Stated exercise> Print the listing in its entirety and exactly, leaving out images.
↓
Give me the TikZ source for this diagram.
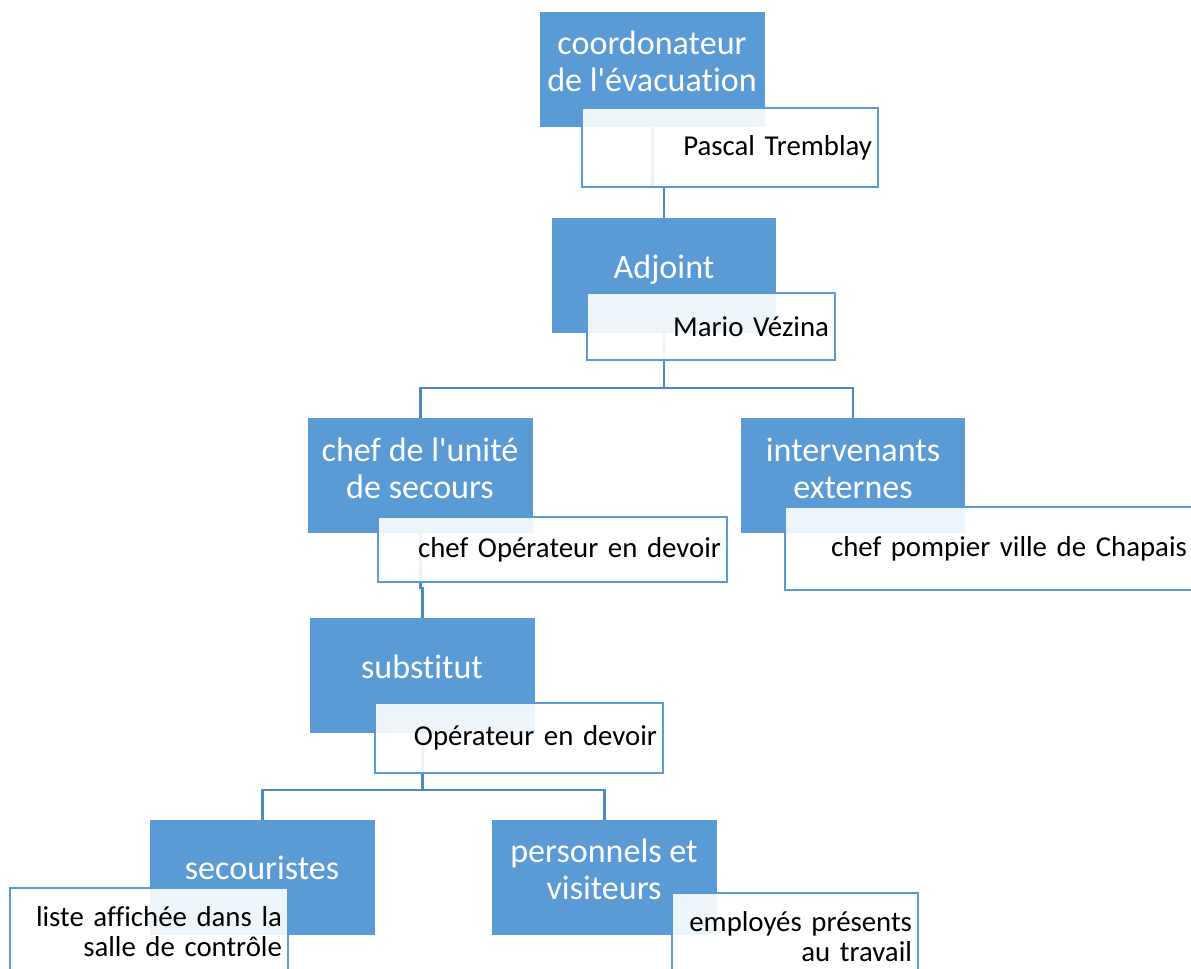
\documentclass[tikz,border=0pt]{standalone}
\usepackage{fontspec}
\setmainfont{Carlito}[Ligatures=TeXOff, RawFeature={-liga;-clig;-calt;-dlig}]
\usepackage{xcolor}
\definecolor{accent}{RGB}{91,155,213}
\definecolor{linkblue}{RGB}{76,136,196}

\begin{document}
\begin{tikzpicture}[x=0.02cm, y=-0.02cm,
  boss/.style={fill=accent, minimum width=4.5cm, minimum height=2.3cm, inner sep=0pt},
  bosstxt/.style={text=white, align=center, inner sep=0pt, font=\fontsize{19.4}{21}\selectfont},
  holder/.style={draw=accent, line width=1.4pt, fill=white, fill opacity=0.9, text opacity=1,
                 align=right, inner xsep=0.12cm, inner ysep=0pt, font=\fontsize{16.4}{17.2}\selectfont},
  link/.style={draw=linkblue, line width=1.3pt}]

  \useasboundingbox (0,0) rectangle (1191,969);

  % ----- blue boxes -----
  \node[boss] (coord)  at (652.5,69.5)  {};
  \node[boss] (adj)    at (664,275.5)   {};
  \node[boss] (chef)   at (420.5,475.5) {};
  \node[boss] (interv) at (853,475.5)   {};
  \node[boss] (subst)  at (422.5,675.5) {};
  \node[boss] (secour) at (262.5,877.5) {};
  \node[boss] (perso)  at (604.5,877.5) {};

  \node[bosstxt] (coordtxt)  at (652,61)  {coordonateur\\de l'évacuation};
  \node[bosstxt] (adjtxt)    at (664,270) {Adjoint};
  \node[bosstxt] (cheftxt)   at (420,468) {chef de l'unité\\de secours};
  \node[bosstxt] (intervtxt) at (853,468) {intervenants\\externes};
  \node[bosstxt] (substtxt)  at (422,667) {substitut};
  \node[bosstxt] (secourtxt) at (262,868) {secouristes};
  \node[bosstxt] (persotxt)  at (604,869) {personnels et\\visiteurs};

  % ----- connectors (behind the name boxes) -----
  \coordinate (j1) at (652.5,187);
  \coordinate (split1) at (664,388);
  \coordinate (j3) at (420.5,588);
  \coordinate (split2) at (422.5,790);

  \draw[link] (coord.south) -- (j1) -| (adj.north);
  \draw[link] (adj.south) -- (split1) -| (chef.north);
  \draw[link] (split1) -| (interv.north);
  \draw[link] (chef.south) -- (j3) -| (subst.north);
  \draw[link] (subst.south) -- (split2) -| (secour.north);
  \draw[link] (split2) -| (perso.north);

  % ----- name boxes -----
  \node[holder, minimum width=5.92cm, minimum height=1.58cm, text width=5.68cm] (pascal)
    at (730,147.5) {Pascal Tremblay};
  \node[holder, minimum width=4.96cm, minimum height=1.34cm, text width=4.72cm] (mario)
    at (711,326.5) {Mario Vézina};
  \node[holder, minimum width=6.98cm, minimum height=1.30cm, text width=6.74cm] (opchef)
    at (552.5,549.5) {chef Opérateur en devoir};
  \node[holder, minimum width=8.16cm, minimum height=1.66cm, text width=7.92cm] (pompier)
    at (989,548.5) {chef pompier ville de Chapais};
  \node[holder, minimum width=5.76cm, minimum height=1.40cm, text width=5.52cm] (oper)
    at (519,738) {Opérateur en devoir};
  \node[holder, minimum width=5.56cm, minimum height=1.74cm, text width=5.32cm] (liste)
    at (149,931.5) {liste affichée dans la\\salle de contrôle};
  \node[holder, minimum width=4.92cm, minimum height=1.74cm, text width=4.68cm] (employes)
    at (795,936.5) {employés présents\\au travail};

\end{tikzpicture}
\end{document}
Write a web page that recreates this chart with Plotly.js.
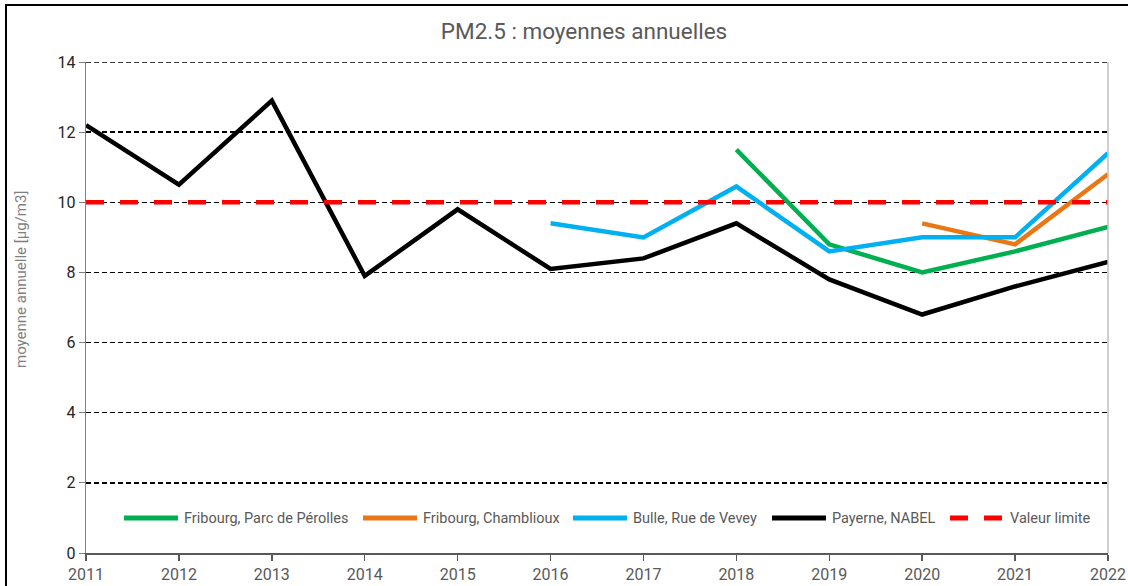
↑
Written answer>
Give me the TikZ source for this diagram.
\documentclass[tikz,border=0pt]{standalone}
\usepackage{fontspec}
\setmainfont{Carlito}[Ligatures=TeXOff, RawFeature={-liga;-clig;-calt;-dlig}]
\usepackage{xcolor}
\definecolor{accent}{RGB}{91,155,213}
\definecolor{linkblue}{RGB}{76,136,196}

\begin{document}
\begin{tikzpicture}[x=0.02cm, y=-0.02cm,
  boss/.style={fill=accent, minimum width=4.5cm, minimum height=2.3cm, inner sep=0pt},
  bosstxt/.style={text=white, align=center, inner sep=0pt, font=\fontsize{19.4}{21}\selectfont},
  holder/.style={draw=accent, line width=1.4pt, fill=white, fill opacity=0.9, text opacity=1,
                 align=right, inner xsep=0.12cm, inner ysep=0pt, font=\fontsize{16.4}{17.2}\selectfont},
  link/.style={draw=linkblue, line width=1.3pt}]

  \useasboundingbox (0,0) rectangle (1191,969);

  % ----- blue boxes -----
  \node[boss] (coord)  at (652.5,69.5)  {};
  \node[boss] (adj)    at (664,275.5)   {};
  \node[boss] (chef)   at (420.5,475.5) {};
  \node[boss] (interv) at (853,475.5)   {};
  \node[boss] (subst)  at (422.5,675.5) {};
  \node[boss] (secour) at (262.5,877.5) {};
  \node[boss] (perso)  at (604.5,877.5) {};

  \node[bosstxt] (coordtxt)  at (652,61)  {coordonateur\\de l'évacuation};
  \node[bosstxt] (adjtxt)    at (664,270) {Adjoint};
  \node[bosstxt] (cheftxt)   at (420,468) {chef de l'unité\\de secours};
  \node[bosstxt] (intervtxt) at (853,468) {intervenants\\externes};
  \node[bosstxt] (substtxt)  at (422,667) {substitut};
  \node[bosstxt] (secourtxt) at (262,868) {secouristes};
  \node[bosstxt] (persotxt)  at (604,869) {personnels et\\visiteurs};

  % ----- connectors (behind the name boxes) -----
  \coordinate (j1) at (652.5,187);
  \coordinate (split1) at (664,388);
  \coordinate (j3) at (420.5,588);
  \coordinate (split2) at (422.5,790);

  \draw[link] (coord.south) -- (j1) -| (adj.north);
  \draw[link] (adj.south) -- (split1) -| (chef.north);
  \draw[link] (split1) -| (interv.north);
  \draw[link] (chef.south) -- (j3) -| (subst.north);
  \draw[link] (subst.south) -- (split2) -| (secour.north);
  \draw[link] (split2) -| (perso.north);

  % ----- name boxes -----
  \node[holder, minimum width=5.92cm, minimum height=1.58cm, text width=5.68cm] (pascal)
    at (730,147.5) {Pascal Tremblay};
  \node[holder, minimum width=4.96cm, minimum height=1.34cm, text width=4.72cm] (mario)
    at (711,326.5) {Mario Vézina};
  \node[holder, minimum width=6.98cm, minimum height=1.30cm, text width=6.74cm] (opchef)
    at (552.5,549.5) {chef Opérateur en devoir};
  \node[holder, minimum width=8.16cm, minimum height=1.66cm, text width=7.92cm] (pompier)
    at (989,548.5) {chef pompier ville de Chapais};
  \node[holder, minimum width=5.76cm, minimum height=1.40cm, text width=5.52cm] (oper)
    at (519,738) {Opérateur en devoir};
  \node[holder, minimum width=5.56cm, minimum height=1.74cm, text width=5.32cm] (liste)
    at (149,931.5) {liste affichée dans la\\salle de contrôle};
  \node[holder, minimum width=4.92cm, minimum height=1.74cm, text width=4.68cm] (employes)
    at (795,936.5) {employés présents\\au travail};

\end{tikzpicture}
\end{document}
Write a web page that recreates this chart with Plotly.js.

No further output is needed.